As John Smith pointed out to merge dataframes along rows, you need to use:
df = pd.concat([df1,df2,df3])
Then you want to set an index and reorder your dataframe according to the index.
df.set_index('DateTime', inplace=True)
df.sort_index(inplace=True)
or in descending order
df.sort_index(inplace=True,ascending=False)
(see https://pandas.pydata.org/pandas-docs/stable/generated/pandas.DataFrame.sort_index.html)
timeindex = pd.date_range('2018/01/01','2018/01/10')
randtimeindex = np.random.permutation(timeindex)
# Create three dataframes
df1 = pd.DataFrame(index=range(3),data=np.random.rand(3,3),
columns=['Actual','Consensus','DateTime'])

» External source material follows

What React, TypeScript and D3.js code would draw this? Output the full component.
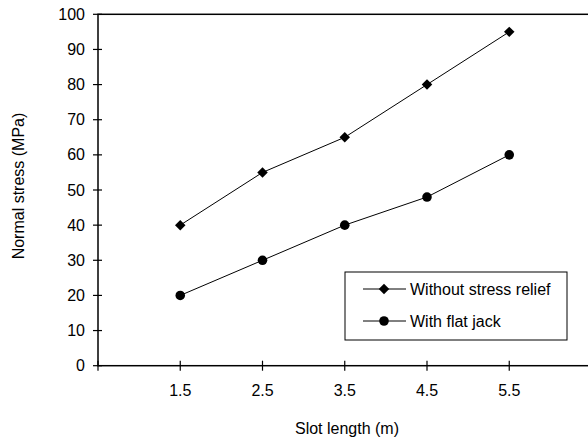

df1.DateTime=randtimeindex[:3]
df2 = pd.DataFrame(index=range(3),data=np.random.rand(3,3),
columns=['Actual','Consensus','DateTime'])
df2.DateTime=randtimeindex[3:6]
df3 = pd.DataFrame(index=range(4),data=np.random.rand(4,3),
columns=['Actual','Consensus','DateTime'])
df3.DateTime=randtimeindex[6:]
# Merge them
df4 = pd.concat([df1, df2, df3], axis=0)
# Reindex the merged dataframe, and sort it
df4.set_index('DateTime', inplace=True)
df4.sort_index(inplace=True, ascending=False)
print(df4.head())